I cannot judge someone for needing help right now. We can only relate with that desire. On a practical level I can’t completely condone that decision, but I can completely empathise. I know there’s a better way for that patients and as my quotes from patients show patients themselves realise that A&E isn’t the best place for them to go, but they have no other options. At all.
However when I’ve actually thought about getting in the car to go to the hospital I’ve always talked myself out of it due to the awful stories I’ve heard from the lovely ladies who have shared their stories. – Patient
Long waiting times
I believe chronic pain conditions forgotten by the people that lead in our medical institutions. This bears out with what you hear in the media – those who are chronically ill are almost always defined by an elderly age – the silent majority of young and middle aged people living with chronic conditions are left behind.
I got diagnosed with stage 4 endo in Dec 13, after suffering for 15 yrs with pain. I waited a year and a half to have an op to remove it. – Patient
No wonder people get boxed in by pain, and have to stand around while the pain builds up in them like a pressure cooker. Here in the UK our NHS (while brilliant) relies on people holding on and waiting to give everyone equal access. Our NHS could do more to signpost people to self management or pain management resources while they wait, the waits are solitary and endless. Each wait for a consultant takes months, each operation counts up to years, each opinion from someone watches another season pass by. Is it any wonder that people get desperate?

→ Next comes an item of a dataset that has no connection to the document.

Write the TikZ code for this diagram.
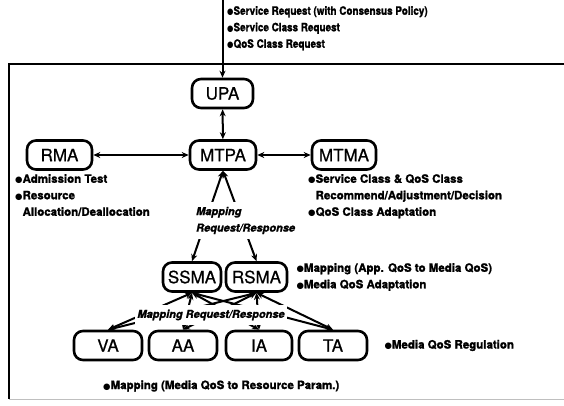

It gets to the stage when painkillers don’t do anything and I can’t cope with the levels of pain almost to the extent where I can’t physically function. – Patient
What could be done
When you have a rest of life condition, which feels bad – really bad – where you feel like you’re going to die. Who is the best person to judge whether or not someone should go to A&E? Late at night, out of hours, when you and your family are terrified. I think it’s remiss of anyone else to judge anyone for that decision.
What should come after the immediate response at A&E is a followup with that person to understand how they got to this point, what their options are after A&E and what they can try next – a care plan. I don’t know many chronically ill people with a care plan. They’re simply muddling through illness on their own without long term support because no one’s shown them how to avoid A&E.
Until we change that fact, people in pain are going to keep appearing at A&E, and who can blame them?